Solana co-founder Anatoly Yakovenko had thought that ORE forking can play a part in helping to solve the menacing congestion issues. Therefore, he shared an open proposal to anyone who wants to fork ORE as a means to stress test the network.
The sole aim was to generate enough traffic through the interest it would generate, a move that can tackle the challenge of network congestion that the blockchain has been experiencing.
Shou introduced ORE as a token built on Solana but it typically uses a mining system as a means for claiming the tokens. His setup hinges on bloXroute and Jito Bundles, and the lucrativeness of the venture appears as something Yakovenko believes forking it for a more mainstream embrace will be appealing to all.
The new development suggests that forking ORE is not the solution that Solana needs to control the frequent network congestion.
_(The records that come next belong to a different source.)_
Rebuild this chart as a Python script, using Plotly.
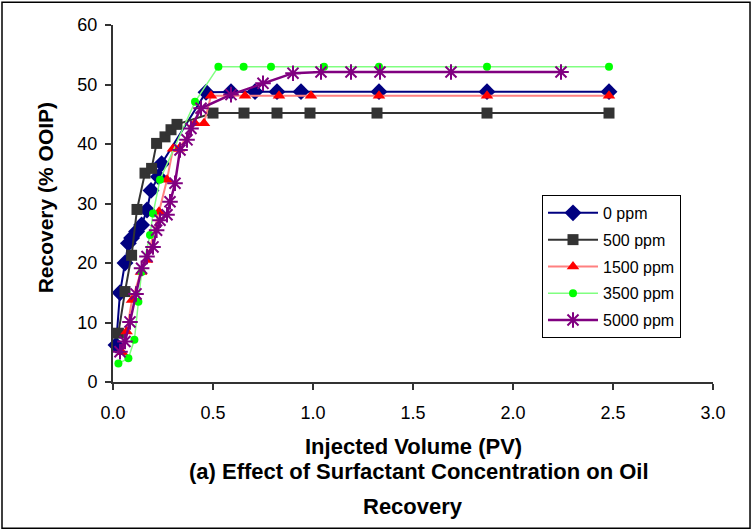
import plotly.graph_objects as go

# Injected pore volumes (PV) and cumulative oil recovery (% OOIP) per surfactant concentration
pv_0 = [0.015, 0.035, 0.06, 0.077, 0.093, 0.118, 0.143, 0.17, 0.19, 0.227, 0.243,
        0.465, 0.59, 0.71, 0.82, 0.94, 1.33, 1.87, 2.48]
rec_0 = [6.2, 15.0, 20.0, 23.3, 24.2, 25.3, 26.4, 28.9, 32.2, 34.5, 36.7,
         48.7, 48.8, 48.8, 48.8, 48.8, 48.8, 48.8, 48.8]

pv_500 = [0.027, 0.06, 0.093, 0.12, 0.16, 0.193, 0.218, 0.26, 0.29, 0.32,
          0.50, 0.655, 0.82, 0.985, 1.32, 1.87, 2.48]
rec_500 = [8.2, 15.2, 21.3, 29.0, 35.1, 35.9, 40.1, 41.2, 42.4, 43.3,
           45.2, 45.2, 45.2, 45.2, 45.2, 45.2, 45.2]

pv_1500 = [0.045, 0.068, 0.095, 0.14, 0.17, 0.23, 0.27, 0.30, 0.33, 0.41, 0.455,
           0.49, 0.66, 0.83, 0.99, 1.33, 1.87, 2.48]
rec_1500 = [5.0, 8.5, 13.8, 18.5, 20.5, 28.6, 34.0, 39.2, 39.2, 43.5, 43.5,
            48.1, 48.1, 48.1, 48.1, 48.1, 48.1, 48.1]

pv_3500 = [0.027, 0.077, 0.107, 0.127, 0.143, 0.185, 0.20, 0.235, 0.41,
           0.527, 0.653, 0.79, 1.055, 1.33, 1.87, 2.48]
rec_3500 = [3.1, 4.0, 7.1, 13.5, 18.5, 24.7, 28.3, 34.0, 47.1,
            53.0, 53.0, 53.0, 53.0, 53.0, 53.0, 53.0]

pv_5000 = [0.035, 0.06, 0.085, 0.115, 0.143, 0.17, 0.20, 0.218, 0.235, 0.27, 0.285,
           0.31, 0.335, 0.37, 0.39, 0.44, 0.59, 0.75, 0.90, 1.04, 1.19, 1.335, 1.69, 2.24]
rec_5000 = [5.1, 6.8, 10.1, 14.8, 19.1, 21.1, 22.7, 25.5, 27.2, 28.1, 30.3,
            33.4, 39.0, 40.7, 42.6, 46.0, 48.3, 50.2, 51.9, 52.1, 52.1, 52.1, 52.1, 52.1]

x_ticks = [0.0, 0.5, 1.0, 1.5, 2.0, 2.5, 3.0]
y_ticks = [0, 10, 20, 30, 40, 50, 60]

FONT = "Arial, 'Liberation Sans', sans-serif"

series = [
    ("0 ppm", pv_0, rec_0, dict(color="#000080", width=2),
     dict(symbol="diamond", size=13, color="#000080")),
    ("500 ppm", pv_500, rec_500, dict(color="#333333", width=2),
     dict(symbol="square", size=11, color="#333333")),
    ("1500 ppm", pv_1500, rec_1500, dict(color="#ff8080", width=2),
     dict(symbol="triangle-up", size=11, color="#ff0000")),
    ("3500 ppm", pv_3500, rec_3500, dict(color="#80ff80", width=1.5),
     dict(symbol="circle", size=8, color="#00ff00")),
    ("5000 ppm", pv_5000, rec_5000, dict(color="#800080", width=2.5),
     dict(symbol="asterisk-open", size=13, color="#800080",
          line=dict(color="#800080", width=2))),
]

fig = go.Figure()
for i, (name, xs, ys, line, marker) in enumerate(series):
    fig.add_trace(go.Scatter(
        x=xs, y=ys, name=name, mode="lines+markers",
        line=line, marker=marker, cliponaxis=False,
        legendgroup=f"g{i}",
    ))

fig.update_layout(
    width=753, height=532,
    margin=dict(l=113, r=40, t=25, b=150),
    paper_bgcolor="white", plot_bgcolor="white",
    font=dict(family=FONT, color="black"),
    showlegend=True,
    legend=dict(
        x=0.715, y=0.524, xanchor="left", yanchor="top",
        bordercolor="black", borderwidth=1, bgcolor="white",
        font=dict(size=16, family=FONT),
        tracegroupgap=3, traceorder="grouped",
        itemwidth=50,
    ),
    xaxis=dict(
        range=[0, 3], tickvals=x_ticks, tickformat=".1f",
        showgrid=False, zeroline=False,
        showline=True, linecolor="#333333", linewidth=2,
        ticks="outside", ticklen=6, tickwidth=1.5, tickcolor="#333333",
        tickfont=dict(size=18), ticklabelstandoff=7,
    ),
    yaxis=dict(
        range=[0, 60], tickvals=y_ticks,
        showgrid=False, zeroline=False,
        showline=True, linecolor="#333333", linewidth=2,
        ticks="outside", ticklen=6, tickwidth=1.5, tickcolor="#333333",
        tickfont=dict(size=18), ticklabelstandoff=4,
    ),
    shapes=[dict(
        type="rect", xref="paper", yref="paper",
        x0=-0.185, x1=1.0617, y0=-0.410, y1=1.064,
        line=dict(color="black", width=1.5), fillcolor="rgba(0,0,0,0)",
        layer="above",
    )],
    annotations=[
        dict(text="<b>Recovery (% OOIP)</b>", xref="paper", yref="paper",
             x=-0.113, y=0.515, textangle=-90, showarrow=False,
             font=dict(size=21), xanchor="center", yanchor="middle"),
        dict(text="<b>Injected Volume (PV)</b>", xref="paper", yref="paper",
             x=0.5, y=-0.180, showarrow=False, font=dict(size=22),
             xanchor="center", yanchor="middle"),
        dict(text="<b>(a) Effect of Surfactant Concentration on Oil</b>",
             xref="paper", yref="paper", x=0.51, y=-0.252, showarrow=False,
             font=dict(size=22), xanchor="center", yanchor="middle"),
        dict(text="<b>Recovery</b>", xref="paper", yref="paper",
             x=0.5, y=-0.348, showarrow=False, font=dict(size=22),
             xanchor="center", yanchor="middle"),
    ],
)

fig.write_html("out.html")
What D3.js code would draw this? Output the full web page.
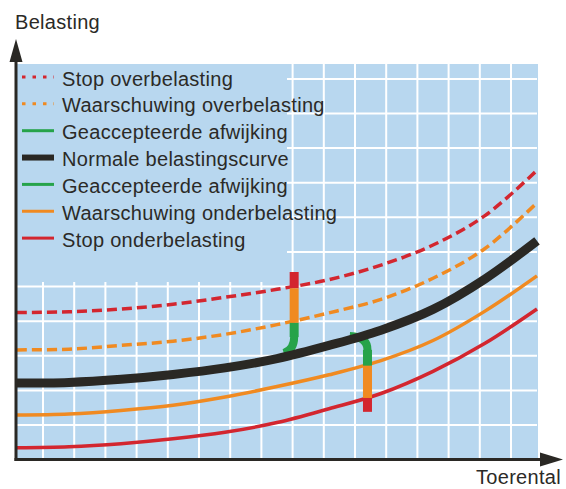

There are other methods that Solana is looking to explore. Two days ago, Solana released v1.17.31 update for mainnet beta validators to fix congestion issues in the network.
On one hand, there is Stake Weighted Quality of Service (SWQoS) which will serve as a Sybil/spam discrimination engine, providing global protection against spam activities. It is a utility that the Solana network has been thinking of implementing since the occurrence of the frequent congestion.
With the suspension of Ore mining, Solana is likely picking one of these alternative options to complement the mainnet congestion fix launched earlier.